Albumin release from a brain-resembling superabsorbent magnetic hydrogel based on starch

Brain-resembling superabsorbent hydrogel composites were developed via UV-induced copolymerization-crosslinking of vinyl-modified starch with acrylic acid (AAc) and N,N-dimethylacrylamide (DMAAm) in the presence of Fe3O4 particles. The iodine test revealed the actual 3D network structure of starch within the swollen hydrogel composite. FTIR spectra of the hydrogel composites indicated interaction between the carboxyl groups from a hydrogel and the iron ions from Fe3O4. The formation of the hydrogel composites also was evidenced by wide-angle X-ray diffraction (WAXD) and energy dispersive X-ray (EDS) spectroscopies. Scanning electron microscopy (SEM) images revealed a homogeneous material since no phase separation between the hydrogel and the Fe3O4 phases could be observed. Minimal fragments of the swollen composite allowed the study of its actual morphology by TEM imaging.
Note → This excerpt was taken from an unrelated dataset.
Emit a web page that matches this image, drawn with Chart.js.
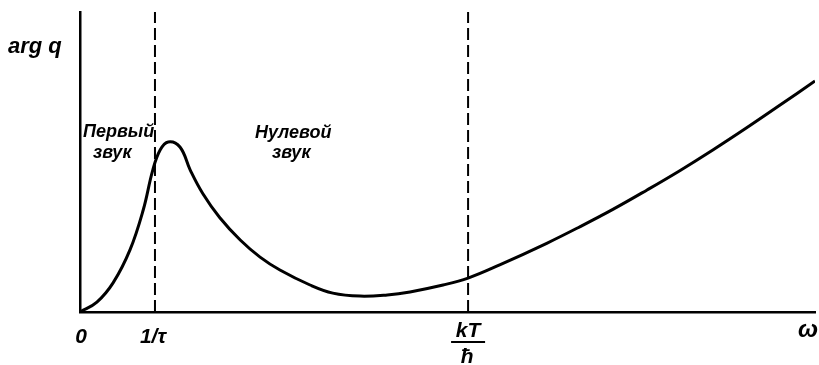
<!DOCTYPE html>
<html>
<head>
<meta charset="utf-8">
<script src="https://cdn.jsdelivr.net/npm/chart.js@4.4.1/dist/chart.umd.min.js"></script>
<style>
    html, body { margin: 0; padding: 0; background: #fff; }
    #wrap { width: 819px; height: 365px; }
</style>
</head>
<body>
<div id="wrap"><canvas id="chart" width="819" height="365"></canvas></div>
<script>
// frequency and phase of q, arbitrary units (0..100 on both axes)
let omega = [0, 2.3, 4.5, 6.8, 8.6, 9.9, 10.9, 12.0, 13.6, 15.0, 16.7, 19.0, 21.8, 24.5, 27.2, 31.3,
             34.4, 38.1, 41.8, 44.9, 49.4, 52.8, 57.1, 63.5, 68.0, 72.5, 77.1, 81.6, 86.1, 90.7, 95.2, 100];
let argQ = [0, 3.3, 9.7, 20.7, 34, 47.3, 54, 56.7, 55, 47.3, 39.5, 31.5, 24, 18.3, 14, 9,
            6.3, 5.3, 5.7, 6.7, 9, 11.3, 15.7, 22.9, 28.4, 34.2, 40.6, 47.1, 54.0, 61.4, 68.9, 77.0];

// 1/tau and kT/hbar
let boundaries = [10.2, 52.8];
let tickValues = [0, 10.2, 52.8];
let tickLabels = ["0", "1/τ", "kT"];
let regionNames = [["Первый", "звук"], ["Нулевой", "звук"]];

let curve = omega.map((w, i) => ({ x: w, y: argQ[i] }));
let dashed = boundaries.map(b => ({
    data: [{ x: b, y: 0 }, { x: b, y: 100 }],
    borderColor: "#000",
    borderWidth: 2,
    borderDash: [12, 5],
    pointRadius: 0,
    showLine: true
}));

const textPlugin = {
    id: "textPlugin",
    afterDraw(chart) {
        let ctx = chart.ctx;
        let xs = chart.scales.x;
        ctx.save();
        ctx.fillStyle = "#000";
        ctx.strokeStyle = "#000";

        // axis names
        ctx.textAlign = "left";
        ctx.font = "italic bold 22px 'Liberation Sans'";
        ctx.fillText("arg q", 8, 53);
        ctx.textAlign = "center";
        ctx.font = "italic bold 24px 'Liberation Sans'";
        ctx.fillText("ω", 808, 337);

        // tick labels under the x axis
        ctx.font = "italic bold 21px 'Liberation Sans'";
        ctx.fillText(tickLabels[0], xs.getPixelForValue(tickValues[0]) + 1, 343);
        ctx.fillText(tickLabels[1], xs.getPixelForValue(tickValues[1]) - 2, 343);
        let kx = xs.getPixelForValue(tickValues[2]);
        ctx.fillText(tickLabels[2], kx, 337);
        ctx.lineWidth = 2;
        ctx.beginPath();
        ctx.moveTo(kx - 17, 342);
        ctx.lineTo(kx + 17, 342);
        ctx.stroke();
        ctx.fillText("ħ", kx - 1, 363);

        // region names
        ctx.textAlign = "left";
        ctx.font = "italic 600 18px 'Liberation Sans'";
        ctx.fillText(regionNames[0][0], 83, 137);
        ctx.fillText(regionNames[0][1], 93, 158);
        ctx.fillText(regionNames[1][0], 255, 138);
        ctx.fillText(regionNames[1][1], 272, 158);
        ctx.restore();
    }
};

new Chart(document.getElementById("chart"), {
    type: "scatter",
    data: {
        datasets: [{
            data: curve,
            borderColor: "#000",
            borderWidth: 3,
            pointRadius: 0,
            showLine: true,
            tension: 0.4
        }, ...dashed]
    },
    options: {
        responsive: false,
        animation: false,
        layout: { padding: { left: 80, top: 12, right: 4, bottom: 53 } },
        scales: {
            x: {
                type: "linear",
                min: 0,
                max: 100,
                grid: { display: false, drawTicks: false },
                ticks: { display: false },
                border: { display: true, color: "#000", width: 2.5 }
            },
            y: {
                type: "linear",
                min: 0,
                max: 100,
                grid: { display: false, drawTicks: false },
                ticks: { display: false },
                border: { display: true, color: "#000", width: 2.5 }
            }
        },
        plugins: {
            legend: { display: false },
            tooltip: { enabled: false }
        }
    },
    plugins: [textPlugin]
});
</script>
</body>
</html>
Stick-type structures were observed in the composite, as a result of a water-equilibrated structural configuration (obtained in a swollen state) of carboxyl groups of AAc coordinated to iron ions of Fe3O4. The albumin release mechanism of the hydrogel without Fe3O4 is governed by macromolecular relaxation. In the hydrogel composites, the albumin release was driven by macromolecular relaxation, but with a strong tendency to anomalous transport, because of both the tortuosity effect and attenuation of the anion-anion electrostatic repulsion forces. On the other hand, the albumin release became more dependent on anomalous transport with an applied magnetic field, which intensified the tortuosity effect. The proposed hydrogels are more appropriate for use as oral drug delivery systems because they provide a better sustention of the drug over the in vitro release experiment.